Role of coolant in heating your car

The coolant plays the essential role of taking heat away from the engine and its components, ensuring this part functions properly.  Many engines cannot withstand excessive heat and require it taken away for prime function. This combination of distilled water and ethylene glycol aka Antifreeze is elemental for excess heat absorption within the engine block that if otherwise left alone could result in engine overhaul.

Tips on flushing your jeep system

coolant flushed

Usually, you are advised to have your coolant flushed every 50K miles or so. However, if you get your fluids checked and the coolant doesn’t look too great, then a flush won’t be the worst thing. To flush out your jeep:

  • Begin with a cool motor before you flush out your coolant system. You will need a bottle radiator flush which you pour into the radiator and seal the cap. The good news is, you can find the instructions on the bottle of radiator flush.
  • Proceed to turn on the engine and do as the bottle says to do.
  • Next, let the engine cool down and then safely remove the radiator cap and drain out the flush from the system through the radiator drain.
  • Lastly, flush the system with water until the water draining from the system is clean or clear.

Heater core problems

Because of the role the heater core in your HVAC system, many people associate their heater problems with this component. Heater core difficulties may imply coolant is not travelling properly through the system. Most of the time, heater core issues will lead to your HVAC system blowing cool air into the system instead of blowing warm air.

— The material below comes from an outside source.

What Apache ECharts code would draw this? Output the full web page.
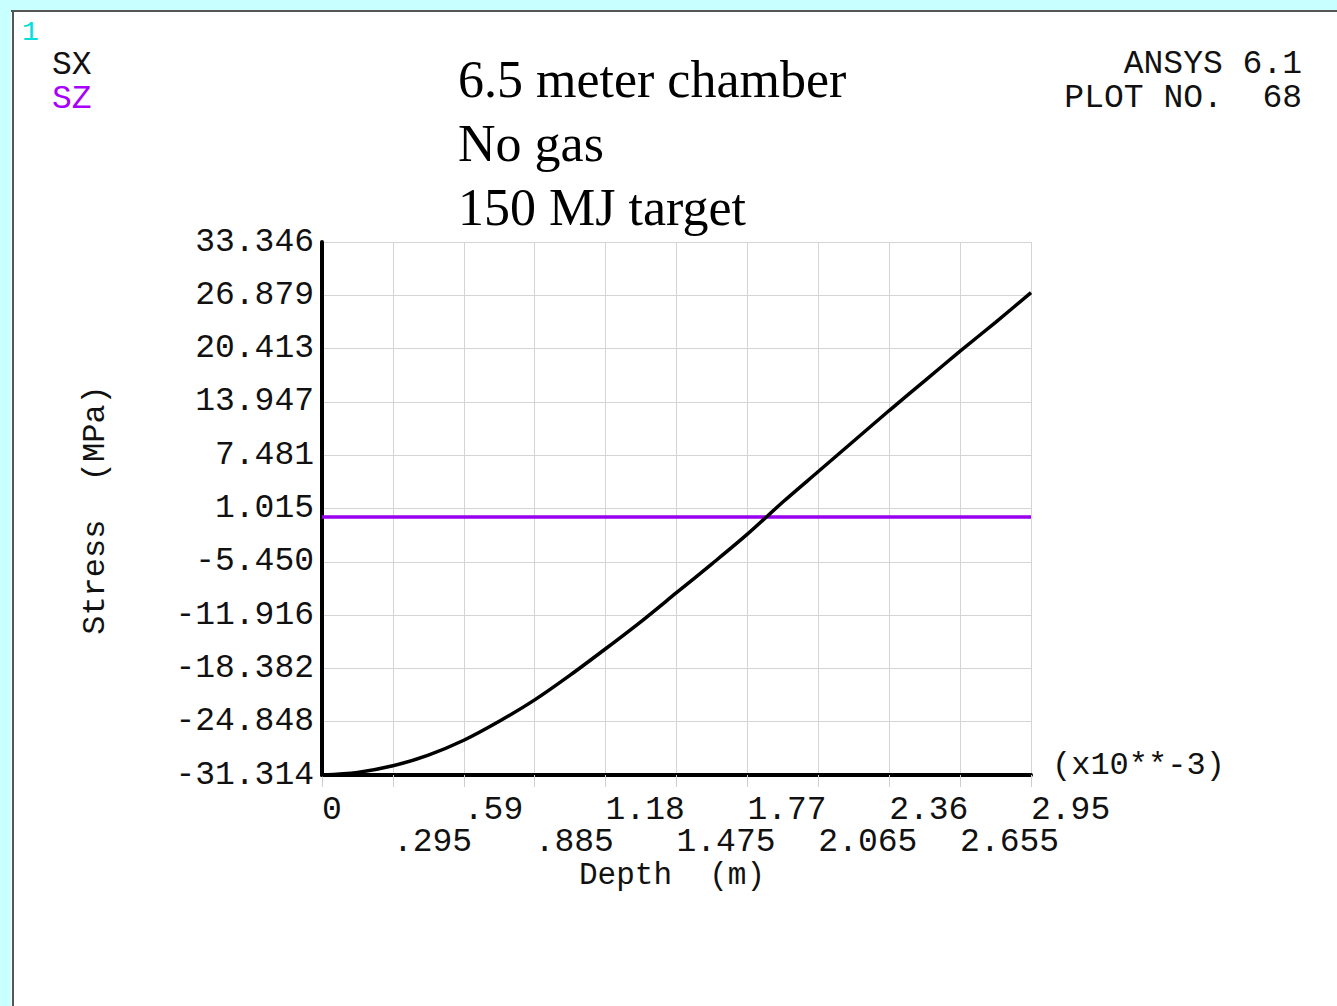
<!DOCTYPE html>
<html>
<head>
<meta charset="utf-8">
<script src="https://cdn.jsdelivr.net/npm/echarts@6/dist/echarts.min.js"></script>
<style>
  html, body { margin: 0; padding: 0; background: #ffffff; }
  #chart { width: 1337px; height: 1006px; }
</style>
</head>
<body>
<div id="chart"></div>
<script>
// Depth values (x10**-3 m) and stress results (MPa)
const depth = [0, 0.1475, 0.295, 0.4425, 0.59, 0.7375, 0.885, 1.0325, 1.18, 1.3275, 1.475,
               1.6225, 1.77, 1.9175, 2.065, 2.2125, 2.36, 2.5075, 2.655, 2.8025, 2.95];
const sx = [-31.31, -31.0, -30.2, -28.9, -27.1, -24.8, -22.2, -19.2, -16.0, -12.7, -9.2,
            -5.7, -2.1, 1.8, 5.5, 9.2, 12.9, 16.5, 20.1, 23.6, 27.2];
const sz = [0, 0, 0, 0, 0, 0, 0, 0, 0, 0, 0, 0, 0, 0, 0, 0, 0, 0, 0, 0, 0];

const xTickLabels = ['0', '.295', '.59', '.885', '1.18', '1.475', '1.77', '2.065', '2.36', '2.655', '2.95'];
const yTickLabels = ['-31.314', '-24.848', '-18.382', '-11.916', '-5.450', '1.015',
                     '7.481', '13.947', '20.413', '26.879', '33.346'];
const titleLines = ['6.5 meter chamber', 'No gas', '150 MJ target'];

const X_MIN = 0, X_MAX = 2.95, X_STEP = 0.295;
const Y_MIN = -31.314, Y_MAX = 33.346, Y_STEP = 6.466;

const MONO = '"Liberation Mono", "DejaVu Sans Mono", monospace';
const SERIF = '"Liberation Serif", "DejaVu Serif", serif';

function xLabel(v, parity) {
  const i = Math.round((v - X_MIN) / X_STEP);
  return (i % 2 === parity) ? (xTickLabels[i] || '') : '';
}

const chart = echarts.init(document.getElementById('chart'), null, { renderer: 'svg' });

const baseX = {
  type: 'value', min: X_MIN, max: X_MAX, interval: X_STEP, position: 'bottom'
};

chart.setOption({
  animation: false,
  backgroundColor: '#ffffff',
  grid: { left: 322, top: 242, right: 306, bottom: 231, containLabel: false },
  xAxis: [
    Object.assign({}, baseX, {
      axisLine: { show: true, onZero: false, lineStyle: { color: '#000', width: 4 } },
      axisTick: { show: true, length: 12, lineStyle: { color: '#cfcfcf', width: 1 } },
      splitLine: { show: true, lineStyle: { color: '#d4d4d4', width: 1 } },
      axisLabel: {
        margin: 19, align: 'left', color: '#111', fontFamily: MONO, fontSize: 33,
        showMinLabel: true, showMaxLabel: true,
        formatter: v => xLabel(v, 0)
      }
    }),
    Object.assign({}, baseX, {
      axisLine: { show: false },
      axisTick: { show: false },
      splitLine: { show: false },
      axisLabel: {
        margin: 51, align: 'left', color: '#111', fontFamily: MONO, fontSize: 33,
        formatter: v => xLabel(v, 1)
      }
    })
  ],
  yAxis: {
    type: 'value', min: Y_MIN, max: Y_MAX, interval: Y_STEP,
    axisLine: { show: true, onZero: false, lineStyle: { color: '#000', width: 4 } },
    axisTick: { show: false },
    splitLine: { show: true, lineStyle: { color: '#d4d4d4', width: 1 } },
    axisLabel: {
      margin: 8, color: '#111', fontFamily: MONO, fontSize: 33,
      showMinLabel: true, showMaxLabel: true,
      formatter: v => yTickLabels[Math.round((v - Y_MIN) / Y_STEP)] || ''
    }
  },
  series: [
    {
      name: 'SZ', type: 'line', xAxisIndex: 0, showSymbol: false,
      data: depth.map((d, i) => [d, sz[i]]),
      lineStyle: { color: '#9a00f0', width: 3.5 }
    },
    {
      name: 'SX', type: 'line', xAxisIndex: 0, showSymbol: false, smooth: 0.3,
      data: depth.map((d, i) => [d, sx[i]]),
      lineStyle: { color: '#000000', width: 3.5 }
    }
  ],
  graphic: [
    // frame
    { type: 'rect', shape: { x: 0, y: 0, width: 1337, height: 10 }, style: { fill: '#c8ffff' }, silent: true },
    { type: 'rect', shape: { x: 0, y: 0, width: 11, height: 1006 }, style: { fill: '#c8ffff' }, silent: true },
    { type: 'line', shape: { x1: 11, y1: 11, x2: 1337, y2: 11 }, style: { stroke: '#555', lineWidth: 2 }, silent: true },
    { type: 'line', shape: { x1: 13, y1: 11, x2: 13, y2: 1006 }, style: { stroke: '#555', lineWidth: 2 }, silent: true },
    // window number
    { type: 'text', left: 22, top: 18, style: { text: '1', fill: '#00dede', font: '28px ' + MONO } },
    // legend-like labels
    { type: 'text', left: 52, top: 49, style: { text: 'SX', fill: '#111', font: '33px ' + MONO } },
    { type: 'text', left: 52, top: 83, style: { text: 'SZ', fill: '#a800ff', font: '33px ' + MONO } },
    // program info
    { type: 'text', right: 35, top: 48, style: { text: 'ANSYS 6.1', fill: '#111', font: '33px ' + MONO, textAlign: 'right' } },
    { type: 'text', right: 35, top: 82, style: { text: 'PLOT NO.  68', fill: '#111', font: '33px ' + MONO, textAlign: 'right' } },
    // title block
    { type: 'text', left: 458, top: 53, style: { text: titleLines[0], fill: '#000', font: '52px ' + SERIF } },
    { type: 'text', left: 458, top: 117, style: { text: titleLines[1], fill: '#000', font: '52px ' + SERIF } },
    { type: 'text', left: 458, top: 181, style: { text: titleLines[2], fill: '#000', font: '52px ' + SERIF } },
    // axis titles
    { type: 'text', x: 95, y: 510, rotation: Math.PI / 2,
      style: { text: 'Stress  (MPa)', fill: '#111', font: '32px ' + MONO, textAlign: 'center', textVerticalAlign: 'middle' } },
    { type: 'text', x: 672, y: 875,
      style: { text: 'Depth  (m)', fill: '#111', font: '31px ' + MONO, textAlign: 'center', textVerticalAlign: 'middle' } },
    { type: 'text', x: 1052, y: 765,
      style: { text: '(x10**-3)', fill: '#111', font: '32px ' + MONO, textAlign: 'left', textVerticalAlign: 'middle' } }
  ]
});
</script>
</body>
</html>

Some other signs of a failing heater caused by a problematic heater core include: a fruity smell, rapid depletion of coolant levels, an overheating engine, and fog inside your car.

Faulty thermostat

When your thermostat gauge does not shift correctly with temperature change then you might have a faulty thermostat. Luckily, these are usually pretty easy and inexpensive to fix. However, with a faulty thermostat, your car won’t receive signals that your engine is warm. Leaving your engine with a lot of residual heat from engine operation, which could be harmful if left alone.

Broken Blower fan

Like the name suggests, the blower fans job is to blow a wave hot air from the core and distribute it to your heat vents. With a broken fan, you will not feel any air coming through the vents. A bad motor or faulty switch could render your blower fan broken and you might even notice no air coming through into the cabin.

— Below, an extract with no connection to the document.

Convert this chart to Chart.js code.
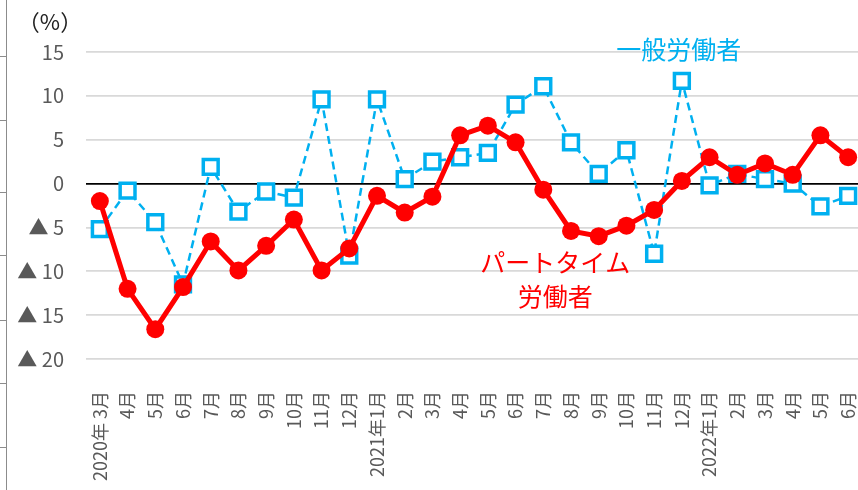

Troubleshooting heating issues on your jeep

Step 1 – Find the cause

Diagnosis is usually among the most important steps in fixing most car issues. Once you have the cause down, then finding a permanent solution becomes easier. Inspecting the system for wear and tear will help locate any torn, split or leaking parts. More often than naught, the issues with your heating are due to a leak or an obstruction. Low heat delivery to your Jeep cabin is common especially when you have obstruction and damage.

Step 2 – Check your fluids

Fluids play an important role in proper systems operations. This includes the coolant and all other fluids involved in heat control. Check your reservoirs for appropriate fluid levels and for contamination. If either of these happens, then you may experience various difficulties with your system.

Step 3 – Repair broken parts

Next, is to replace all the broken and worn parts. Whether blown, broken or worn, these malfunctioning parts cripple proper functioning of parts of your HVAC system if not all of it. The only way to remedy such kinds of problems is to have them fixed or replaced.

It depends on what part of your heating system is problematic. To repair the heater core on the Jeep wrangler for example will cost you between 620 to approximately 790 dollars inclusive of labor and parts purchase cost. This price will vary depending on where you live or if you own a different kind of Jeep.

A cooling system flush on the other hand could cost you a maximum 200 dollars. Again, these prices will vary depending on your model and your location or even the shop you frequent to have your car repaired.

Final Word

Problematic heating is not only bad for you during cold weather but also bad for your engine. There are many possible causes of issues with heating in your Jeep. It is important to always properly diagnose these issues before hand so you can efficiently solve them.